А когда выходили из кабинета, он прямо сказал, тыча мне пальцем в грудь:

— Запомните: вопросы Стокгольмской конференции в Женеве обсуждаться не будут ни на каком уровне. И ничего конкретного в привязке к Стокгольму в Женеве не будет. С американцами уже все обговорено.

Короче говоря, мне дали ясно понять, чтобы я не высовывался. Новые директивы в этой ситуации просить было бесполезно. Да и две недели перерыва — срок очень короткий. В общем, приходилось уезжать в Стокгольм с пустыми руками.

ГОРБАЧЁВ ЗНАЕТ ВСЁ ПРО АМЕРИКУ

Утром 4 ноября в Москву прилетел Шульц. Стояла морозная солнечная погода. Город был украшен красными флагами и транспарантами, славящими мудрую политику ЦК КПСС, — страна готовилась отмечать очередную годовщину Октябрьской революции. Но госсекретарю так и не удалось увидеть праздничную столицу. Шесть часов провел он в этот день в особняке МИД на улице Алексея Толстого, ведя жесткий диалог с Шеварднадзе.

А на следующий день в 10 часов утра его принял Горбачев. Как говорили люди из его близкого окружения, Генсек был явно раздражён: до встречи в верхах остаётся всего две недели, но так и неясно, чем конкретно она завершится.

От американцев слышны лишь общие рассуждения, — сердился он, — А нам не нужна лишь ознакомительная, протокольная встреча с президентом. Нужно иметь что— то более реальное, чтобы убедить скептиков в Политбюро в целесообразности встречи с Рейганом.

Поэтому Горбачёв собирался поглубже прощупать Шульца. А чтобы подчеркнуть рабочий, деловой характер встречи, принимал американского госсекретаря не в Кремле, а в своём рабочем кабинете в ЦК на Старой площади.

Беседу Горбачёв начал напористо и энергично. Американцев он удивил обвинив их, что они полностью дезинформированы о положении в Советском Союзе и не понимают, что там происходит. А вот он, Горбачёв, хорошо знает всё про Америку. Знает даже, что Шульц работал в одной компании с Уайнбергером в Калифорнии до того, как оба они стали членами правительства США. И, как бы в доказательство, взял со стола лежащую перед ним книгу на английском языке «Соединённые Штаты в 1980 году» — сборник статей учёных Гуверовского института в Стэнфорде. 
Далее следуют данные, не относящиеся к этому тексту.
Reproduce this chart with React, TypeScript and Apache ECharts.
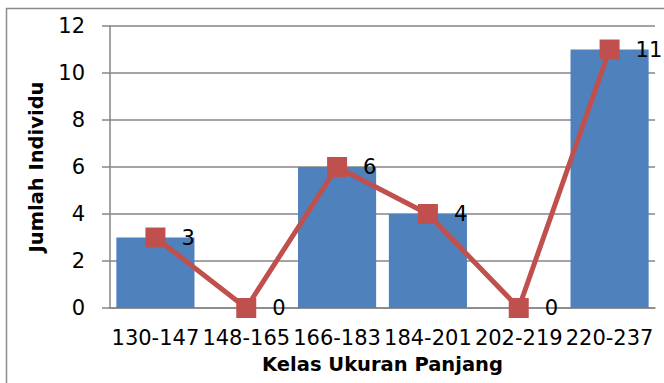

И тут Шульц решил обозначить главную тему предстоящего саммита — положение с правами человека в СССР. Но сделал это не прямо в лоб, как это делали обычно американские политики, а начал издалека. В наше время, принялся рассуждать он, наука и новые технологии быстро развиваются. «Мы покинули эру индустриализации и вошли в то, что можно назвать эрой информации. Закрытые общества не имеют будущего в эту эру. Люди должны обладать свободой выбора, передвижения, эмиграции и путешествий... Советская экономика должна радикально измениться, чтобы войти в эту новую эру».

Но Горбачёв видимо понял, куда клонит хитрый американец, и потому отделался шуткой:

— Хорошо бы Вам возглавить наш Госплан, — произнёс он, хитро улыбаясь. — У Вас явно больше идей, чем там у наших чиновников.

Тогда Шульц попытался перевести разговор в другое русло, сославшись на высказывание Рейгана, что для СССР и США лучше говорить друг с другом, чем друг о друге. Но не тут— то было. Горбачёв стоял на своём и стал горячо перечислять «американские иллюзии».

Американцы, говорил он, глубоко заблуждаются, когда считают, что у Советского Союза слабая экономика и потому гонка вооружений ещё больше ослабит её. Они напрасно надеются, что США сильнее в области новых технологий и смогут достичь превосходства путём осуществления СОИ. Они ошибаются, когда думают, что СССР больше заинтересован в женевских переговорах и что он старается нанести ущерб американским интересам в третьем мире. «Это всё иллюзии, подчеркнул Генсек. Советский Союз знает, как ответить на эти вызовы».